TASK INPUTS |
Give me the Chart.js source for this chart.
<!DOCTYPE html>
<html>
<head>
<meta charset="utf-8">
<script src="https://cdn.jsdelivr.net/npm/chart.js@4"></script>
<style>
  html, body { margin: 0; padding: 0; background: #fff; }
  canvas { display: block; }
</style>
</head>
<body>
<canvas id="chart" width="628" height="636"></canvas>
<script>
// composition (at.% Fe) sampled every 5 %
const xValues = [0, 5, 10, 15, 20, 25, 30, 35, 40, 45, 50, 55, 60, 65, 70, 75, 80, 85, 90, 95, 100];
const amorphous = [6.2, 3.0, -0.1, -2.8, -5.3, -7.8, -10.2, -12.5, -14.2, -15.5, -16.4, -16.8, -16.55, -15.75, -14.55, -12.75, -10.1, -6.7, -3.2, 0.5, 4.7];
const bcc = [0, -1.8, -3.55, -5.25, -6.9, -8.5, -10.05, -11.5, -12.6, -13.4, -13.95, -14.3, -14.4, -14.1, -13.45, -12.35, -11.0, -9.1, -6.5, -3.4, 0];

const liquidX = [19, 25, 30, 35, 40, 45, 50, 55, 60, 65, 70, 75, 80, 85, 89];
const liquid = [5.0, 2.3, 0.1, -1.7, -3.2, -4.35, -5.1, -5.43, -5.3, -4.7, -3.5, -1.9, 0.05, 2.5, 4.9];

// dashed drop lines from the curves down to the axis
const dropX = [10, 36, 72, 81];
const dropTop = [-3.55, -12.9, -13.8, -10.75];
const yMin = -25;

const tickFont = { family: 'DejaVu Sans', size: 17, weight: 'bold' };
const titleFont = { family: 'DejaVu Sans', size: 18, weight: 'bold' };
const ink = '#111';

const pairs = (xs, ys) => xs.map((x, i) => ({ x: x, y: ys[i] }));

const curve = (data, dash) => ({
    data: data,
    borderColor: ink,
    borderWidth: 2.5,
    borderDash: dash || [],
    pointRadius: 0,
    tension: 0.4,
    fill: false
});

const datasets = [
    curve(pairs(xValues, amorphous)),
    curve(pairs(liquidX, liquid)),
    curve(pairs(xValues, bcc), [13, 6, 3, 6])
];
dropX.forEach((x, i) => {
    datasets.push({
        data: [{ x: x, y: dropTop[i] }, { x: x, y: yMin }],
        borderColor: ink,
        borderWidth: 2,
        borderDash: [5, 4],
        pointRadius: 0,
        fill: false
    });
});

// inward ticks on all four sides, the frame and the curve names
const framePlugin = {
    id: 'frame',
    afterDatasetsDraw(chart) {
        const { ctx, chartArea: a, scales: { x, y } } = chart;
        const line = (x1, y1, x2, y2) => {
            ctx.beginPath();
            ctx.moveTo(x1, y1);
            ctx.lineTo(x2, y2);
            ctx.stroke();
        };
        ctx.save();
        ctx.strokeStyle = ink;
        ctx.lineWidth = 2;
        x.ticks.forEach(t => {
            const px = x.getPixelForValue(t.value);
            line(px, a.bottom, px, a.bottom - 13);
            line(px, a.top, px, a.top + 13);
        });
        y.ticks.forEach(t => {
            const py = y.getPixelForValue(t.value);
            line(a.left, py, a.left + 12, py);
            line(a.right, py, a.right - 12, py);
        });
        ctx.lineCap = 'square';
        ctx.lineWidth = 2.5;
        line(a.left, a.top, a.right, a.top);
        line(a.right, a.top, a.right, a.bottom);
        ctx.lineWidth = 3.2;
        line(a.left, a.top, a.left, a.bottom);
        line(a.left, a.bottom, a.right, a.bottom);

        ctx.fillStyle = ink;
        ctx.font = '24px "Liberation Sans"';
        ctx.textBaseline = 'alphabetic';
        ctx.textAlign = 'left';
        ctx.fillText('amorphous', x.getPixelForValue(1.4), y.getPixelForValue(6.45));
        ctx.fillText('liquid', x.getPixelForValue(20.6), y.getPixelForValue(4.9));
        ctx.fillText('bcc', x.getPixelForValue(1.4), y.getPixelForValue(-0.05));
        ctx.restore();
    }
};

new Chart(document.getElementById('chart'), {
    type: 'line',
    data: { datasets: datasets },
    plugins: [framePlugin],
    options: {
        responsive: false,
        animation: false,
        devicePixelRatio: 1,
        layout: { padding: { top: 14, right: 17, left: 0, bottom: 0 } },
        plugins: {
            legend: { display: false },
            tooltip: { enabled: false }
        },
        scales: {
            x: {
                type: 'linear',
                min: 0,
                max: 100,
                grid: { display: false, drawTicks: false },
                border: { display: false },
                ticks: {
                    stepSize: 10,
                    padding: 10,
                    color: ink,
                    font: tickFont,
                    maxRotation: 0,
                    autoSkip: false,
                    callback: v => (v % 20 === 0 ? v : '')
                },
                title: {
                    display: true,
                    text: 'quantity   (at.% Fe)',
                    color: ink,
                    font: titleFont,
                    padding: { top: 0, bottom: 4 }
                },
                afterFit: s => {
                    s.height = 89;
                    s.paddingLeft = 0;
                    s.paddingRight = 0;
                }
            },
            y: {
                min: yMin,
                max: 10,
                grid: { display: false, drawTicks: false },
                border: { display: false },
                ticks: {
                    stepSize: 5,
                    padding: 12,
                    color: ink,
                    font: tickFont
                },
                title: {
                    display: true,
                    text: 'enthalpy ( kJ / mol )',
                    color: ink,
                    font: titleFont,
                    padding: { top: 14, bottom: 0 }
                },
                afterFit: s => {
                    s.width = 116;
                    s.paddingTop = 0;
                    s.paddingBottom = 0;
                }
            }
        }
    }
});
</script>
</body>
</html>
...
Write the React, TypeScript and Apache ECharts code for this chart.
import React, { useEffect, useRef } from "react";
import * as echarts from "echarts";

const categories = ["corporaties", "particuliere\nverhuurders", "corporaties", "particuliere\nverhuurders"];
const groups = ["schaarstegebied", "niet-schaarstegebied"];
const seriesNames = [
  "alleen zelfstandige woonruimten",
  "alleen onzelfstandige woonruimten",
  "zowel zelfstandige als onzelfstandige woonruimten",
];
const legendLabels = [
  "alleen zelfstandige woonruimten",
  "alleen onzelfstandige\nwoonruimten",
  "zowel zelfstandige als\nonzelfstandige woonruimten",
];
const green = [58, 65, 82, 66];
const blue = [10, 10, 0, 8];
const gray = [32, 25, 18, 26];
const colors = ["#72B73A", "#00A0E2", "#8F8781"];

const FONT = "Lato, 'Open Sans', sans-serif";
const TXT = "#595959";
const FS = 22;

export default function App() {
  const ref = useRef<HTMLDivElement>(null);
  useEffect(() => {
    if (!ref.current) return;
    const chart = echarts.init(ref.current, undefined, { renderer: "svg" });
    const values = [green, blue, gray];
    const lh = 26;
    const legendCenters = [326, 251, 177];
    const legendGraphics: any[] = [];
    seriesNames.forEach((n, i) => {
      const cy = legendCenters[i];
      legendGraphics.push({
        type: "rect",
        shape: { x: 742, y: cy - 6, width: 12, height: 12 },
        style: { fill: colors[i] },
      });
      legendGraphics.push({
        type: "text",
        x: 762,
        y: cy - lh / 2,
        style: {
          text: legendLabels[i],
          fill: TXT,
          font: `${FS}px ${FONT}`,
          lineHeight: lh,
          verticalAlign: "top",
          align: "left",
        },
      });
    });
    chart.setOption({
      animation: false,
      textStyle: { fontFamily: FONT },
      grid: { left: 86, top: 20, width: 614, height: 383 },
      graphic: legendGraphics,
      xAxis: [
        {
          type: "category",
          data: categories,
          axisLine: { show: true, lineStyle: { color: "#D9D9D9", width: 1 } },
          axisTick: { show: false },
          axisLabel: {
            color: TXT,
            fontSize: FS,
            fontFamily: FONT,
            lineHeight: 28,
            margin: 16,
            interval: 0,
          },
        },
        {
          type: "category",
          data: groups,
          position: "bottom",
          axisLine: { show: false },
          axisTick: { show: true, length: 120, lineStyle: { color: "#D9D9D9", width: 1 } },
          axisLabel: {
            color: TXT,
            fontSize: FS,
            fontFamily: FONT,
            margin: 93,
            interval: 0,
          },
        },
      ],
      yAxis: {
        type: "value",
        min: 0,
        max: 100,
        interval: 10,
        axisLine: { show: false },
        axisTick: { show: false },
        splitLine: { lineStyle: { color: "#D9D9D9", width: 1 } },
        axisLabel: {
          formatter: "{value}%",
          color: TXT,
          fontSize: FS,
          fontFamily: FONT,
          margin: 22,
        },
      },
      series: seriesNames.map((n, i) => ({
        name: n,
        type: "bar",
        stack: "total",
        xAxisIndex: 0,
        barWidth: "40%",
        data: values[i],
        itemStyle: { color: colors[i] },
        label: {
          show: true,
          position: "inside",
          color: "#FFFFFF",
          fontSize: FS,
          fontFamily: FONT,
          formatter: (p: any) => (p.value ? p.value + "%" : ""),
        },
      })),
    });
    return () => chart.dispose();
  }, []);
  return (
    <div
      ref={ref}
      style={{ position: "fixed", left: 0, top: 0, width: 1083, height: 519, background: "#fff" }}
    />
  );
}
* * *
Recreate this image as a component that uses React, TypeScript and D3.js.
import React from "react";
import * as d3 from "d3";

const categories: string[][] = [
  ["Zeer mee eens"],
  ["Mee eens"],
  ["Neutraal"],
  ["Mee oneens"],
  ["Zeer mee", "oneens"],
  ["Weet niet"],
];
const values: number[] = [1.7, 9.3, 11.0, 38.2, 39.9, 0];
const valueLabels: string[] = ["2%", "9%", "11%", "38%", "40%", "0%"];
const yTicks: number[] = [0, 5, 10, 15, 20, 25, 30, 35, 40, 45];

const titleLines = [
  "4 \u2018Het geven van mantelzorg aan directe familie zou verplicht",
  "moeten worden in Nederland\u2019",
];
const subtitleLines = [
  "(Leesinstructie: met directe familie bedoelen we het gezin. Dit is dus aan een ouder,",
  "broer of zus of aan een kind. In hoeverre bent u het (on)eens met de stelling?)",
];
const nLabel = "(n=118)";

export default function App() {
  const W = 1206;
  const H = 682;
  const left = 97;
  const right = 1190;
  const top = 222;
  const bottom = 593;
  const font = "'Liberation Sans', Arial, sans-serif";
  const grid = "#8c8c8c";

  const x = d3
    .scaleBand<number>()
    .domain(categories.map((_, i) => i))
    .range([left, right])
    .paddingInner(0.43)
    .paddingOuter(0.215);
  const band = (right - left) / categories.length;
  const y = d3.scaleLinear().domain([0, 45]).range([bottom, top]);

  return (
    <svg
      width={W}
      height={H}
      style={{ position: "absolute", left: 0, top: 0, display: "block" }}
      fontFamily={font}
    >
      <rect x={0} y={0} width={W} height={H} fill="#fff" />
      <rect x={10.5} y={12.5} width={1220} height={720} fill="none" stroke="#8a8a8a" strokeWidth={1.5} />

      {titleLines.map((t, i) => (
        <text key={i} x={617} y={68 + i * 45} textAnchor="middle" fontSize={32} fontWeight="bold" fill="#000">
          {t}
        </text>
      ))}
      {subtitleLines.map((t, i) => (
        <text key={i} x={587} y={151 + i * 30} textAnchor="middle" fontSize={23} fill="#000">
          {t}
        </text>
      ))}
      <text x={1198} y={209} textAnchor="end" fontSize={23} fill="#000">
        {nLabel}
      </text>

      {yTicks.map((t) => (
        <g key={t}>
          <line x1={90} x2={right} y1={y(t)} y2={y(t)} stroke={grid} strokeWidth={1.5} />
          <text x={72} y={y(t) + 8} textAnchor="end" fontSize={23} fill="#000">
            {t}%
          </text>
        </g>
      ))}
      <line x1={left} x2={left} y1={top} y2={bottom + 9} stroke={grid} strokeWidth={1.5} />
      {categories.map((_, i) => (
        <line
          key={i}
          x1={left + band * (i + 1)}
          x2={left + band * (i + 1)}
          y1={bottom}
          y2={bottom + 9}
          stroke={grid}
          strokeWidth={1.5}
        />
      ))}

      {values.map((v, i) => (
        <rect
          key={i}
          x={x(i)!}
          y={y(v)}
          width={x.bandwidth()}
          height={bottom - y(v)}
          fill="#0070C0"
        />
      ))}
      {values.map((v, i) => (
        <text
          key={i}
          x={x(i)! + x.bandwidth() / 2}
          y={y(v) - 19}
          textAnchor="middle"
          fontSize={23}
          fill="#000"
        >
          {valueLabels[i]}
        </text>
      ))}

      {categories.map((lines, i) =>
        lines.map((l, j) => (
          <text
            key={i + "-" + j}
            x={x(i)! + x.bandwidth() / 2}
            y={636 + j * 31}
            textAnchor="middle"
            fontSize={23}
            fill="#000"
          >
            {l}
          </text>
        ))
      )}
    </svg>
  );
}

TO BE DONE | Above are the records. Copy the lines beginning at the one that has "Write the React, TypeScript" and ending with the one that has "import * as echarts", unchanged.

RESULT BELOW |
Write the React, TypeScript and Apache ECharts code for this chart.
import React, { useEffect, useRef } from "react";
import * as echarts from "echarts";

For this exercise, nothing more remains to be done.